**Stored records:**
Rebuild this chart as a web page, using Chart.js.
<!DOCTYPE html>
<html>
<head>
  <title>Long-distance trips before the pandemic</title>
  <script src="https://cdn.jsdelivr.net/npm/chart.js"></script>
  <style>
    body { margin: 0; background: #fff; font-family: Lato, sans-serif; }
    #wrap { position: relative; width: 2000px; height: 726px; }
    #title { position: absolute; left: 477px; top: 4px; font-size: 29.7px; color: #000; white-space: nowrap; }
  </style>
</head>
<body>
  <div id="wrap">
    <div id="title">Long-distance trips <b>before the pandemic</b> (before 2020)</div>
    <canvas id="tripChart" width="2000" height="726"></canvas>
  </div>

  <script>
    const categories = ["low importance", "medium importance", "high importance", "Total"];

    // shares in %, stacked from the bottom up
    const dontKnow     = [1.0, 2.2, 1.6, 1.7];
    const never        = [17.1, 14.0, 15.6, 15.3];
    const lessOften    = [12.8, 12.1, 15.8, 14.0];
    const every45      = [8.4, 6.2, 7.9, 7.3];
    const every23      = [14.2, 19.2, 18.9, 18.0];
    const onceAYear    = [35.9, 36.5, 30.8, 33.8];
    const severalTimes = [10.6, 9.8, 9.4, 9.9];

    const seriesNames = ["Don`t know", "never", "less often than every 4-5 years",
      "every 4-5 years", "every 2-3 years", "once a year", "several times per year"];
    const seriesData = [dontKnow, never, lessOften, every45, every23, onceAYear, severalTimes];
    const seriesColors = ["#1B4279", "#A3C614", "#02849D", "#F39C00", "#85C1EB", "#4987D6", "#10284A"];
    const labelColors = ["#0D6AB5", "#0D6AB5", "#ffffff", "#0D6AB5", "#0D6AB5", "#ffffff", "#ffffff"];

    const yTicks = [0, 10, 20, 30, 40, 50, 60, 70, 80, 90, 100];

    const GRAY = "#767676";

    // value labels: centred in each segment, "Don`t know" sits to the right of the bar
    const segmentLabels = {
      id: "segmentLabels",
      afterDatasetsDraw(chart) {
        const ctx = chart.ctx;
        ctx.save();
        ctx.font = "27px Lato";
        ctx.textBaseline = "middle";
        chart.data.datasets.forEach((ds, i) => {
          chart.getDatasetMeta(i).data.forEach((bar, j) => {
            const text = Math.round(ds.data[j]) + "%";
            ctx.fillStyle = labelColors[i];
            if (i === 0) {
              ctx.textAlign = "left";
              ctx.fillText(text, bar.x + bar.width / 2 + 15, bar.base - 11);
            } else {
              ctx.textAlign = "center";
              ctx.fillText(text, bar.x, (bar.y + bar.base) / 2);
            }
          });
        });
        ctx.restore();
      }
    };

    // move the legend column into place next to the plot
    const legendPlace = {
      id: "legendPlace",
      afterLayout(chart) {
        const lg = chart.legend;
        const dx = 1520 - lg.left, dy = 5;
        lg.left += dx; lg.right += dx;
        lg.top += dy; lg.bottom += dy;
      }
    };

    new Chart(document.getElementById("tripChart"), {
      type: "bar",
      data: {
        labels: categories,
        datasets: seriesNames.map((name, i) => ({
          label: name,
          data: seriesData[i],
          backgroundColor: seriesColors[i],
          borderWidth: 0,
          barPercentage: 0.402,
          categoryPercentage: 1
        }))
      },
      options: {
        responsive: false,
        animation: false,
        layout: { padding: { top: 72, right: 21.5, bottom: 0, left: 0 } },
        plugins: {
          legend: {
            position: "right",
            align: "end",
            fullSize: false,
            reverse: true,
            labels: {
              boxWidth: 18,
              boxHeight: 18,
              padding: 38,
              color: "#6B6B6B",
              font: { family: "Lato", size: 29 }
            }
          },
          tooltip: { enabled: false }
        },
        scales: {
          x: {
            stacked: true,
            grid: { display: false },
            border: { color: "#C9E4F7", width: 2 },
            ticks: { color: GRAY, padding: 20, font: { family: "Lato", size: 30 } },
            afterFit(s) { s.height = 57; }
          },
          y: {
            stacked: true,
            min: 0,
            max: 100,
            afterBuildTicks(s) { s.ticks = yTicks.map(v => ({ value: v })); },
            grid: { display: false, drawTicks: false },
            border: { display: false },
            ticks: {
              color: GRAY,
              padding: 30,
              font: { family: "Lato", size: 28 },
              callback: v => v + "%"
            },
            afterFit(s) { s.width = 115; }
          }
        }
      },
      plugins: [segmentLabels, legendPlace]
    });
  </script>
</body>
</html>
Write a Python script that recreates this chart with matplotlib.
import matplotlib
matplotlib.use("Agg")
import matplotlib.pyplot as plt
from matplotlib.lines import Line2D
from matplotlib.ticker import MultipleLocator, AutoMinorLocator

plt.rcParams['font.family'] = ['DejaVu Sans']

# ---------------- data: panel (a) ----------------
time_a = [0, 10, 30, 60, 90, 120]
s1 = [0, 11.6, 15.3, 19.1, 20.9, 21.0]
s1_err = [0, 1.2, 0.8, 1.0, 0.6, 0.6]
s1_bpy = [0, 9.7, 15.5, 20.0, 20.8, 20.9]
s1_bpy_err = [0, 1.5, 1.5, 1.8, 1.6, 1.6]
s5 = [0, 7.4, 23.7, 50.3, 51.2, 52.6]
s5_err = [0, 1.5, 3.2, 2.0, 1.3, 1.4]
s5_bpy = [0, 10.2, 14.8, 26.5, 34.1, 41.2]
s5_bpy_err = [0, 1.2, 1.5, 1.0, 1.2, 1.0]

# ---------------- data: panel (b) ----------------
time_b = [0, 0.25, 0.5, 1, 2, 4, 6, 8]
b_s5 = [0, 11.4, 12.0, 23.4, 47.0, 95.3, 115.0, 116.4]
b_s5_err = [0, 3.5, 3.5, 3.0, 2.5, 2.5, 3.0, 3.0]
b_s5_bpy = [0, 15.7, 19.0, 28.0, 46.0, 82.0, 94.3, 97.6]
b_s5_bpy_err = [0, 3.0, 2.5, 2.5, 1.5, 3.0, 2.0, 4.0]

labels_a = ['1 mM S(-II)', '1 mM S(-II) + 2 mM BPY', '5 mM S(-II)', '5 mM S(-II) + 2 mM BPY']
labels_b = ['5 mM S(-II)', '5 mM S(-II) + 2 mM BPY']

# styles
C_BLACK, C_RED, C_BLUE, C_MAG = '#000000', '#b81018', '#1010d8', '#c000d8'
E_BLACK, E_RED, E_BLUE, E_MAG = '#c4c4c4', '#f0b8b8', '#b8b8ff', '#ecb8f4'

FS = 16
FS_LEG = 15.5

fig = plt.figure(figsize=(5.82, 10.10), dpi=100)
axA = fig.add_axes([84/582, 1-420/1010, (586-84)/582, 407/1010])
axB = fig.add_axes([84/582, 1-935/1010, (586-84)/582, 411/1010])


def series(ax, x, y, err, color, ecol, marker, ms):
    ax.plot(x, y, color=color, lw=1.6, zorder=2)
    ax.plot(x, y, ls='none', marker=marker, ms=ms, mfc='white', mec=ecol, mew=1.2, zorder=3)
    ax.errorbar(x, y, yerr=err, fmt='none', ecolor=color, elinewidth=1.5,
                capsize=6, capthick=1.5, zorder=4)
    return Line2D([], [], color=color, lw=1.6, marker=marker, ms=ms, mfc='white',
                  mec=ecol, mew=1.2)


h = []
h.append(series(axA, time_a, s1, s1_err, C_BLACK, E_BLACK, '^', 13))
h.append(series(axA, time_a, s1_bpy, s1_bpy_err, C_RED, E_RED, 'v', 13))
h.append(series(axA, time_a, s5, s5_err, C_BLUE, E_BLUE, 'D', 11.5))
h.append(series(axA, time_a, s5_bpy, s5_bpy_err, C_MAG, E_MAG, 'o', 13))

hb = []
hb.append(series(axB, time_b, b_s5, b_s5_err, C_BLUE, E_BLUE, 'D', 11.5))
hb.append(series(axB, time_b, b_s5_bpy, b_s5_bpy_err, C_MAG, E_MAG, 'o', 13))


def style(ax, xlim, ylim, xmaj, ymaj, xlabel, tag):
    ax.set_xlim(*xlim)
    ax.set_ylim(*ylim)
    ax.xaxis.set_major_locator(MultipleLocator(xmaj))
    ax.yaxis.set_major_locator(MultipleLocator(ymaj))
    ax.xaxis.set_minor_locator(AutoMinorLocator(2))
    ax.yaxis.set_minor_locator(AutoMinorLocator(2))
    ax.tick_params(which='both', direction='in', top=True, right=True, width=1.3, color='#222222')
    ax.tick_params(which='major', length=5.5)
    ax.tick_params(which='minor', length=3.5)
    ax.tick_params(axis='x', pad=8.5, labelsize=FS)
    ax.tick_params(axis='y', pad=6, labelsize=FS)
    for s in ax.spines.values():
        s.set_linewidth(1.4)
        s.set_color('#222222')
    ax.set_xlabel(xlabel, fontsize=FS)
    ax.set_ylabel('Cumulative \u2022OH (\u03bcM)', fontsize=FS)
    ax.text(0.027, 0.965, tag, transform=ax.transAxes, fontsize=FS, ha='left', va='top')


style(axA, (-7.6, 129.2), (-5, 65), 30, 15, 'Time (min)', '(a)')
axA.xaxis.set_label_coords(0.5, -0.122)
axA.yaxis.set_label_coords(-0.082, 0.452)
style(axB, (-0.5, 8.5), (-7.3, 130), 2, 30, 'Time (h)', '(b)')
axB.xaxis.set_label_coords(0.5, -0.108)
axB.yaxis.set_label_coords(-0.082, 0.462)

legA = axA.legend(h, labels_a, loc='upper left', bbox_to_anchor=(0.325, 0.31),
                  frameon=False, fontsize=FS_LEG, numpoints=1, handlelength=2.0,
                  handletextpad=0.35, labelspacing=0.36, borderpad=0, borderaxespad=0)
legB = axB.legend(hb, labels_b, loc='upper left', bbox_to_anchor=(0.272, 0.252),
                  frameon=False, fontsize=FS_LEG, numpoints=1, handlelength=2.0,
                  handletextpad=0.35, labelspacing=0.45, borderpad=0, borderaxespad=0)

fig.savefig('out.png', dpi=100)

**Direction:**
Using the entries shown above, reproduce verbatim the lines from the line bearing "Write a Python" to the line bearing "axB = fig.add_axes([84/582, 1-935/1010, (586-84)/582, 411/1010])", inclusive.

**Right answer:**
Write a Python script that recreates this chart with matplotlib.
import matplotlib
matplotlib.use("Agg")
import matplotlib.pyplot as plt
from matplotlib.lines import Line2D
from matplotlib.ticker import MultipleLocator, AutoMinorLocator

plt.rcParams['font.family'] = ['DejaVu Sans']

# ---------------- data: panel (a) ----------------
time_a = [0, 10, 30, 60, 90, 120]
s1 = [0, 11.6, 15.3, 19.1, 20.9, 21.0]
s1_err = [0, 1.2, 0.8, 1.0, 0.6, 0.6]
s1_bpy = [0, 9.7, 15.5, 20.0, 20.8, 20.9]
s1_bpy_err = [0, 1.5, 1.5, 1.8, 1.6, 1.6]
s5 = [0, 7.4, 23.7, 50.3, 51.2, 52.6]
s5_err = [0, 1.5, 3.2, 2.0, 1.3, 1.4]
s5_bpy = [0, 10.2, 14.8, 26.5, 34.1, 41.2]
s5_bpy_err = [0, 1.2, 1.5, 1.0, 1.2, 1.0]

# ---------------- data: panel (b) ----------------
time_b = [0, 0.25, 0.5, 1, 2, 4, 6, 8]
b_s5 = [0, 11.4, 12.0, 23.4, 47.0, 95.3, 115.0, 116.4]
b_s5_err = [0, 3.5, 3.5, 3.0, 2.5, 2.5, 3.0, 3.0]
b_s5_bpy = [0, 15.7, 19.0, 28.0, 46.0, 82.0, 94.3, 97.6]
b_s5_bpy_err = [0, 3.0, 2.5, 2.5, 1.5, 3.0, 2.0, 4.0]

labels_a = ['1 mM S(-II)', '1 mM S(-II) + 2 mM BPY', '5 mM S(-II)', '5 mM S(-II) + 2 mM BPY']
labels_b = ['5 mM S(-II)', '5 mM S(-II) + 2 mM BPY']

# styles
C_BLACK, C_RED, C_BLUE, C_MAG = '#000000', '#b81018', '#1010d8', '#c000d8'
E_BLACK, E_RED, E_BLUE, E_MAG = '#c4c4c4', '#f0b8b8', '#b8b8ff', '#ecb8f4'

FS = 16
FS_LEG = 15.5

fig = plt.figure(figsize=(5.82, 10.10), dpi=100)
axA = fig.add_axes([84/582, 1-420/1010, (586-84)/582, 407/1010])
axB = fig.add_axes([84/582, 1-935/1010, (586-84)/582, 411/1010])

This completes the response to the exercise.